Every line from the one holding "Emit a LaTeX" through the one holding "(11,10) -- (11,345);" should be returned exactly, both included; the pictures should not.

Entries with chart source code:
+ + + +
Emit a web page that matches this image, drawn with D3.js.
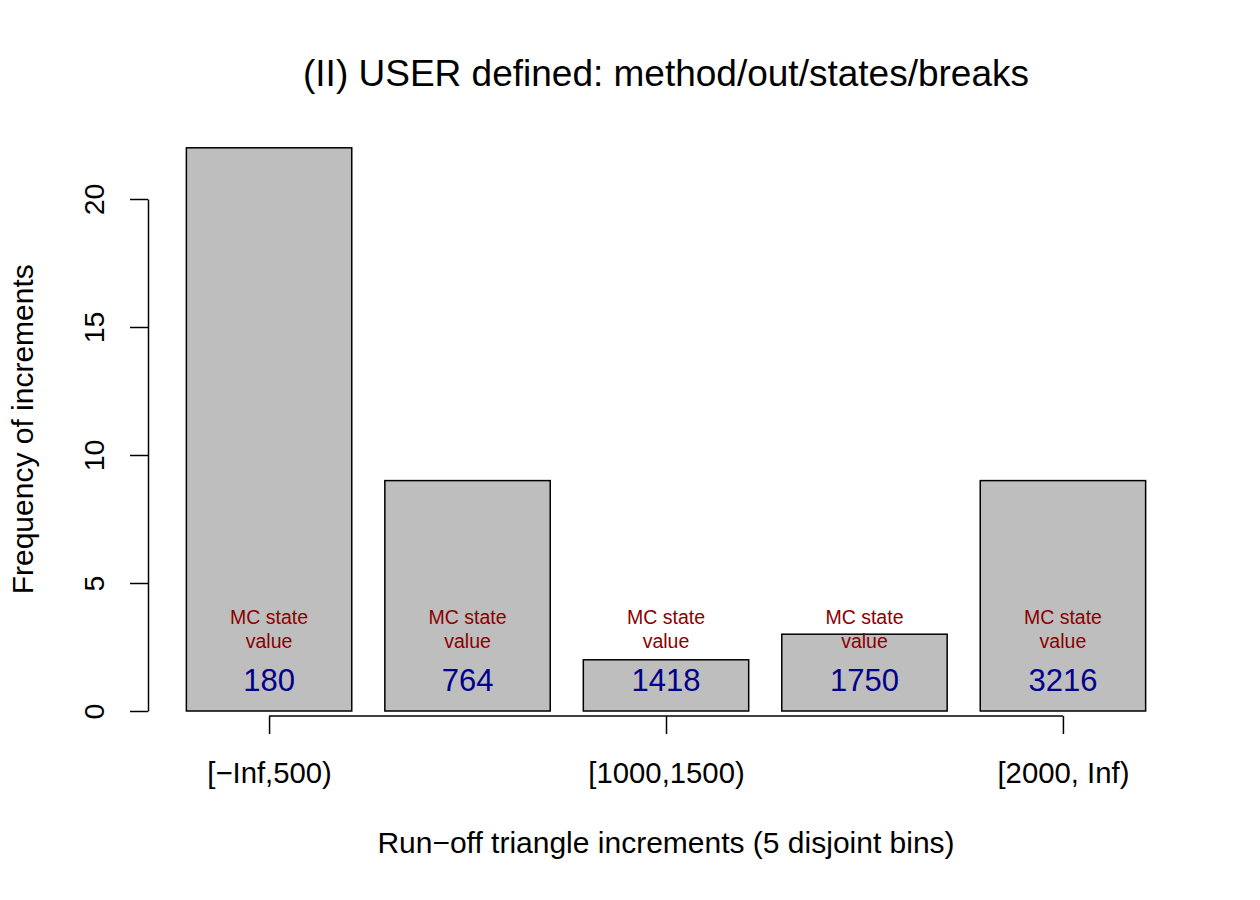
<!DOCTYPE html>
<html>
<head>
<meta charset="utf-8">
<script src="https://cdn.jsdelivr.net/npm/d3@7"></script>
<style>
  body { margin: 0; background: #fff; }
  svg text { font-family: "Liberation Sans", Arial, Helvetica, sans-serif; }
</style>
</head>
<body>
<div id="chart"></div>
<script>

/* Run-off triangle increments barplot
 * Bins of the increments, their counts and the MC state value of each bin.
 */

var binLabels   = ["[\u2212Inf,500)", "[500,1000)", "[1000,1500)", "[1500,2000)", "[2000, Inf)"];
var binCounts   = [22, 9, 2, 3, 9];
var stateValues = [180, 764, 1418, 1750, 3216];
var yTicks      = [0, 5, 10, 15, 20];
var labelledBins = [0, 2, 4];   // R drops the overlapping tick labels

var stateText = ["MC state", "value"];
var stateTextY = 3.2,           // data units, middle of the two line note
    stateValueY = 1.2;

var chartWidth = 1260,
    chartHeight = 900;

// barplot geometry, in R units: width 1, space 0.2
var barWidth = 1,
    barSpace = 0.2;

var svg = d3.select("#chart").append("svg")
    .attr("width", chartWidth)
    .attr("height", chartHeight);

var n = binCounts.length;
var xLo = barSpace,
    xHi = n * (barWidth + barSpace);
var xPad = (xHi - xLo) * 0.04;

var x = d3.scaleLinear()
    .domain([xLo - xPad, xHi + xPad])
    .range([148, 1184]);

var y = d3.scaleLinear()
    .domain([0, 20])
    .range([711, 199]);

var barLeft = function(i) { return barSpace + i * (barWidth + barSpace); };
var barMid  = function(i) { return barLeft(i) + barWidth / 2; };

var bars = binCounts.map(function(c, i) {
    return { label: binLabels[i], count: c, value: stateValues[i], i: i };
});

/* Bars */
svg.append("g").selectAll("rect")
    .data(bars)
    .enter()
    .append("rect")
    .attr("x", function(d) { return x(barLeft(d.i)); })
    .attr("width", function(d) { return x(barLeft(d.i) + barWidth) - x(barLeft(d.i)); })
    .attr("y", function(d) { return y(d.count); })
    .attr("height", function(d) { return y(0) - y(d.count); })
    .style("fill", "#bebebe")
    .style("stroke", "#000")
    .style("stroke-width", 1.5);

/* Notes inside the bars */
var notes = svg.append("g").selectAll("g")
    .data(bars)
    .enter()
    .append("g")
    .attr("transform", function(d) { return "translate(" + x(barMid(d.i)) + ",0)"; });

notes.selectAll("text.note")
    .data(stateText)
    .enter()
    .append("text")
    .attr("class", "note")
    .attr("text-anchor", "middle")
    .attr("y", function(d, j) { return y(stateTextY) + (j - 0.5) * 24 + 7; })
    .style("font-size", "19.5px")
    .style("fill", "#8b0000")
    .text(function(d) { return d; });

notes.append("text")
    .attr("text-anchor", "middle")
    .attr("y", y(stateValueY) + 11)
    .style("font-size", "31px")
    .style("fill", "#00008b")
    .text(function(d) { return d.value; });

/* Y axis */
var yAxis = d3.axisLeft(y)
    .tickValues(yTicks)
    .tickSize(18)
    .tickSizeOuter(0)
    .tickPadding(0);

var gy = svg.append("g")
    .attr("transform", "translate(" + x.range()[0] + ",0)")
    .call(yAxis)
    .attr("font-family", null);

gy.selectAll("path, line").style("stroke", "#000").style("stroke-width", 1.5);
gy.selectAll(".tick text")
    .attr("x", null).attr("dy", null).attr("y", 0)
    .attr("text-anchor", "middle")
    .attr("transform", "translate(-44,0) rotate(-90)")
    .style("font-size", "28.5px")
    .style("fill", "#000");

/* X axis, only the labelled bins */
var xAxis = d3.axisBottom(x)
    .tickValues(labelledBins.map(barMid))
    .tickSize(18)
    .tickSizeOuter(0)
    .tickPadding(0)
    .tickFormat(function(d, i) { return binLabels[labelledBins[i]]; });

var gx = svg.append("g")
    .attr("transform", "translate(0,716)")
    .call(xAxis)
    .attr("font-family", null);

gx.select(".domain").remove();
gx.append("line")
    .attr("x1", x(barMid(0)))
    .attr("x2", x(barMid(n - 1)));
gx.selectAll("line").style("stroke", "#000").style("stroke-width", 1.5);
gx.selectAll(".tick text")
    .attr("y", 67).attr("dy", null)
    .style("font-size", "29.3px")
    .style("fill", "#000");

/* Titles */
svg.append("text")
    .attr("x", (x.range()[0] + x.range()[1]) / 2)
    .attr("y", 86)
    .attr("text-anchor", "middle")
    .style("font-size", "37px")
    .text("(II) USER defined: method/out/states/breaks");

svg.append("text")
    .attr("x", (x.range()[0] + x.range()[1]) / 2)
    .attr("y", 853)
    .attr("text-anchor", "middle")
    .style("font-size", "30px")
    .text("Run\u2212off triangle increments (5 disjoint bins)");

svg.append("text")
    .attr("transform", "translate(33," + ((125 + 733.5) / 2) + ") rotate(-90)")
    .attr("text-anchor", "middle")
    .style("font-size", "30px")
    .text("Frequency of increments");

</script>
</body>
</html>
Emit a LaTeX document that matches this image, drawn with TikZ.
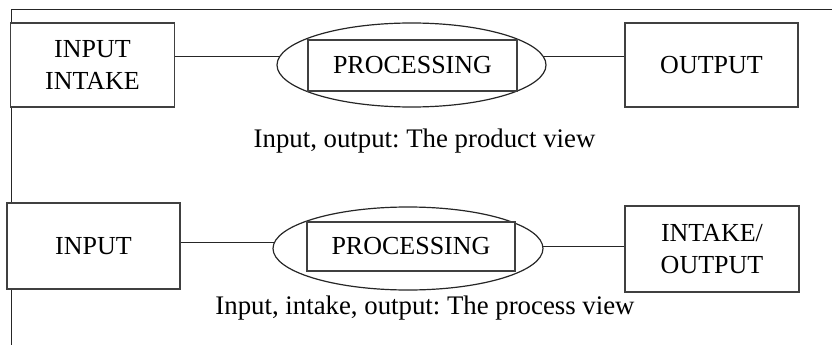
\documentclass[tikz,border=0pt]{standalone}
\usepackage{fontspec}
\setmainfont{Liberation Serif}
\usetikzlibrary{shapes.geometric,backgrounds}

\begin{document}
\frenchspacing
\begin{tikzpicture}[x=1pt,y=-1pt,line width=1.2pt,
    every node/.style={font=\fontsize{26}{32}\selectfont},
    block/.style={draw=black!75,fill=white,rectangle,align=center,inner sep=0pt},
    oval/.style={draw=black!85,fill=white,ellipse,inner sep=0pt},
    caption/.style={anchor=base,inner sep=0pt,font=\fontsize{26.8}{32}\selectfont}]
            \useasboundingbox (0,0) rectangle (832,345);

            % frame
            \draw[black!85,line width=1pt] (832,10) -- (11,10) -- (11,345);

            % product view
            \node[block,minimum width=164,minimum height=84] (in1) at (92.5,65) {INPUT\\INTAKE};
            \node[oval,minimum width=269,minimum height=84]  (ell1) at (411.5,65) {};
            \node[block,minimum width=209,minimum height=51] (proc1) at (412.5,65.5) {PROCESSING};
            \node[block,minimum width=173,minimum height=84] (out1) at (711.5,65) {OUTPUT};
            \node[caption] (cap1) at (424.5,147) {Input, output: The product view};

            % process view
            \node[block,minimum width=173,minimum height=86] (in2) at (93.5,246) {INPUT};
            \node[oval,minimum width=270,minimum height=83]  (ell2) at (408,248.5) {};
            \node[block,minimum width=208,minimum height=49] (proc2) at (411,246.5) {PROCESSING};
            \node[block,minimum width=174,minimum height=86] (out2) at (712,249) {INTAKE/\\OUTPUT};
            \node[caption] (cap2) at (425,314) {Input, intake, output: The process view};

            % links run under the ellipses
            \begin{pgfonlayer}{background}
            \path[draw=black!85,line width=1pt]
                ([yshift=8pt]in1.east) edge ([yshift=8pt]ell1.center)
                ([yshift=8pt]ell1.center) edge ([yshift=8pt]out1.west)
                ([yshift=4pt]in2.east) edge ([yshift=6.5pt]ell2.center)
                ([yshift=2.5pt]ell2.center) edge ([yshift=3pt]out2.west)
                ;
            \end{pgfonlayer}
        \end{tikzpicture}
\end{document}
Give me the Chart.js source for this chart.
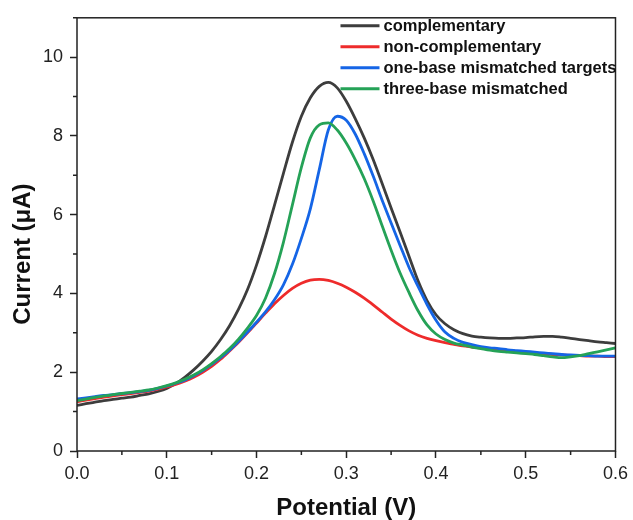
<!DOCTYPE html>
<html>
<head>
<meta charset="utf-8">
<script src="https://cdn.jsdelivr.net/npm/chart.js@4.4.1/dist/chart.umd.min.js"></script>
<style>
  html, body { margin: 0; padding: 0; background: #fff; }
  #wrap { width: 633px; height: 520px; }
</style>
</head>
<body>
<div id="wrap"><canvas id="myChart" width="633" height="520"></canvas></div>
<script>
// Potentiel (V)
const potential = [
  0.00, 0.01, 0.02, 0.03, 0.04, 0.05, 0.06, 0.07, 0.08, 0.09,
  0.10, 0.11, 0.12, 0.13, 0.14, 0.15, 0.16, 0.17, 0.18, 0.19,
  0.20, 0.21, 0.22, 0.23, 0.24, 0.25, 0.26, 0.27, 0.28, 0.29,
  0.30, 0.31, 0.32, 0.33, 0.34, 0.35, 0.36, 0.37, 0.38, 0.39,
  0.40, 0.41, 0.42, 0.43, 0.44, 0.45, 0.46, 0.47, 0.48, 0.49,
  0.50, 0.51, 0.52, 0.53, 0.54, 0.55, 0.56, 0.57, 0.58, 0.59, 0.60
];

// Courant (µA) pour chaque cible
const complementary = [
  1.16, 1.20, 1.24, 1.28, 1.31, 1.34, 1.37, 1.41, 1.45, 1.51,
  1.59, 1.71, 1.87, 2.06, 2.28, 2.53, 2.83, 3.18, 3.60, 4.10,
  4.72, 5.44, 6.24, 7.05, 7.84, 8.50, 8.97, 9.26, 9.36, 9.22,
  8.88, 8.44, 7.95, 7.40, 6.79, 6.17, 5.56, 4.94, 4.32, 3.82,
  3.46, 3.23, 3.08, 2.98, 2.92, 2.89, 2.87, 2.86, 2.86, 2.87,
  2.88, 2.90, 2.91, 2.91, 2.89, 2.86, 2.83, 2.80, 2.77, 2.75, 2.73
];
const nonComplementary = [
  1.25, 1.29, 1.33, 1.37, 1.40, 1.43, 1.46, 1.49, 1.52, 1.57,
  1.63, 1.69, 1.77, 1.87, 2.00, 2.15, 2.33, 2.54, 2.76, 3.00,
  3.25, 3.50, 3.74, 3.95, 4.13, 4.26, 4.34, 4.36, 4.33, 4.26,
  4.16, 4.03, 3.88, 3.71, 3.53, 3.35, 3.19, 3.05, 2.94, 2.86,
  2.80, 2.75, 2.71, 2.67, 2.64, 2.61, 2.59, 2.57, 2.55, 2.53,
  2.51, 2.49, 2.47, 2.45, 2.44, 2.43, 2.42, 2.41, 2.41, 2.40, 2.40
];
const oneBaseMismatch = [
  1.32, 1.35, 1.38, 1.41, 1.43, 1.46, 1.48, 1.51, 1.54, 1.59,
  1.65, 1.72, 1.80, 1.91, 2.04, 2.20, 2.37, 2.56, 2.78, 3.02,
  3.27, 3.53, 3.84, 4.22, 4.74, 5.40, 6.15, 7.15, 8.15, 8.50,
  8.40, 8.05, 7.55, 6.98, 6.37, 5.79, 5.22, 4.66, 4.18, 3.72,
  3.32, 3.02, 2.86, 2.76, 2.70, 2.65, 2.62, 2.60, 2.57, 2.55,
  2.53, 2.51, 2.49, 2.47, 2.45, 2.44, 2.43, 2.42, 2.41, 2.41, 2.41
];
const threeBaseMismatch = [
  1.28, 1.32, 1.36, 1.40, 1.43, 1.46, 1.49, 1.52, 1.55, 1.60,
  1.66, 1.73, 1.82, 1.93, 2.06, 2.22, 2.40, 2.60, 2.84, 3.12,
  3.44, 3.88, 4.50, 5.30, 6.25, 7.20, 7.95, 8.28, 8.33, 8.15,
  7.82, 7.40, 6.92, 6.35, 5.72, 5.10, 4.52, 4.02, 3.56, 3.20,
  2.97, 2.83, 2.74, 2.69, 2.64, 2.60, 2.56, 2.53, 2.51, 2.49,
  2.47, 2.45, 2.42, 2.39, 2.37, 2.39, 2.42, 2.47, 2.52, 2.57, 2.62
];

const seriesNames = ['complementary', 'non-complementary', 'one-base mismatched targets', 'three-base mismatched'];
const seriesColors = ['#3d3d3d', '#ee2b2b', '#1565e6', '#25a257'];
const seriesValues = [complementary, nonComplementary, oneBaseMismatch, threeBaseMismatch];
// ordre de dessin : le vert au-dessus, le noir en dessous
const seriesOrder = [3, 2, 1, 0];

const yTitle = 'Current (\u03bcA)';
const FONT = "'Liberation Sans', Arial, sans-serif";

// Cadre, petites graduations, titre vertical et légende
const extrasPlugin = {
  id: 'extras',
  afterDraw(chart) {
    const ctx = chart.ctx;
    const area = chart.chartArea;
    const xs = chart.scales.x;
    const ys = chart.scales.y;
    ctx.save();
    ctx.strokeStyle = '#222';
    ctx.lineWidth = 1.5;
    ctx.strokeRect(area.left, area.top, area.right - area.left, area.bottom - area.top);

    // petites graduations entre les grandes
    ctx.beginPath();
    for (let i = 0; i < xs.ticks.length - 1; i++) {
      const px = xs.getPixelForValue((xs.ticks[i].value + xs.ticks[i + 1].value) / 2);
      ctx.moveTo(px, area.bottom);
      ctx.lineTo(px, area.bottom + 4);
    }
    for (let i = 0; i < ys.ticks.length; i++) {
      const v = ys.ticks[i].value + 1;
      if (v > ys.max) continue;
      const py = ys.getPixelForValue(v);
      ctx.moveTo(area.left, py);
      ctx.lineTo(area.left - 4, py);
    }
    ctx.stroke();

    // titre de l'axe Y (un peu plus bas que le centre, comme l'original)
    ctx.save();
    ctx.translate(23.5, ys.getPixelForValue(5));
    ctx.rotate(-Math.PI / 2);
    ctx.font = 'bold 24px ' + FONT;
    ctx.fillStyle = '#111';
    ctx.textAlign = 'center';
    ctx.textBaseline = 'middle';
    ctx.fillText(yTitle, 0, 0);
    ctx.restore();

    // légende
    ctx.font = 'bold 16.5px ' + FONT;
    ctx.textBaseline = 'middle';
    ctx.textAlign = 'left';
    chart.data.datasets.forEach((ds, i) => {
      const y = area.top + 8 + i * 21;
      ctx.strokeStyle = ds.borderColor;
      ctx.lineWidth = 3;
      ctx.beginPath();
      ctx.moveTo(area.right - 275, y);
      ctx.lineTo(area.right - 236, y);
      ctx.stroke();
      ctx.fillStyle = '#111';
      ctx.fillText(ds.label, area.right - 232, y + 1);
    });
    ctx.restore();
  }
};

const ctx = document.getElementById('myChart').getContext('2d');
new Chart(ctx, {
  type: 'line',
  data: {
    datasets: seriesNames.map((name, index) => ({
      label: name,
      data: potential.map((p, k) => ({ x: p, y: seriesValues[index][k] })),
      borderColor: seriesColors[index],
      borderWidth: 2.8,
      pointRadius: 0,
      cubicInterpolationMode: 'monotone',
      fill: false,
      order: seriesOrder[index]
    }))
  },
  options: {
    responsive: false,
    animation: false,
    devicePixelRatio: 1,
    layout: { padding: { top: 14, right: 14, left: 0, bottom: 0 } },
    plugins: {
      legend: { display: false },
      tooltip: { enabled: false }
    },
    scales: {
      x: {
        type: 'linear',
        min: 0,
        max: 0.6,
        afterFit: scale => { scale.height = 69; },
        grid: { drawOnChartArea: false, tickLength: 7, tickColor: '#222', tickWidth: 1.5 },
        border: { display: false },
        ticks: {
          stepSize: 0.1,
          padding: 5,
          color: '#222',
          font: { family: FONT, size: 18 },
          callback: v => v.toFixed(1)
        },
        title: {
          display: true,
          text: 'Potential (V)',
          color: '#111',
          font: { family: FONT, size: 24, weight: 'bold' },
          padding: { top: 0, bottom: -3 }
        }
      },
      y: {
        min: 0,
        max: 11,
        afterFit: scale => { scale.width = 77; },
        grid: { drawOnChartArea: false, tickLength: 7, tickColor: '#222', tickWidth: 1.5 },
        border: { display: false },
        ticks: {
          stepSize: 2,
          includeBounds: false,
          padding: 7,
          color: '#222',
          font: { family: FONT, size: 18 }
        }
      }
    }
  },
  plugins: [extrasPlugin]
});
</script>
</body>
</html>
+ + + +
- [CORRECT OUTPUT]
Emit a LaTeX document that matches this image, drawn with TikZ.
\documentclass[tikz,border=0pt]{standalone}
\usepackage{fontspec}
\setmainfont{Liberation Serif}
\usetikzlibrary{shapes.geometric,backgrounds}

\begin{document}
\frenchspacing
\begin{tikzpicture}[x=1pt,y=-1pt,line width=1.2pt,
    every node/.style={font=\fontsize{26}{32}\selectfont},
    block/.style={draw=black!75,fill=white,rectangle,align=center,inner sep=0pt},
    oval/.style={draw=black!85,fill=white,ellipse,inner sep=0pt},
    caption/.style={anchor=base,inner sep=0pt,font=\fontsize{26.8}{32}\selectfont}]
            \useasboundingbox (0,0) rectangle (832,345);

            % frame
            \draw[black!85,line width=1pt] (832,10) -- (11,10) -- (11,345);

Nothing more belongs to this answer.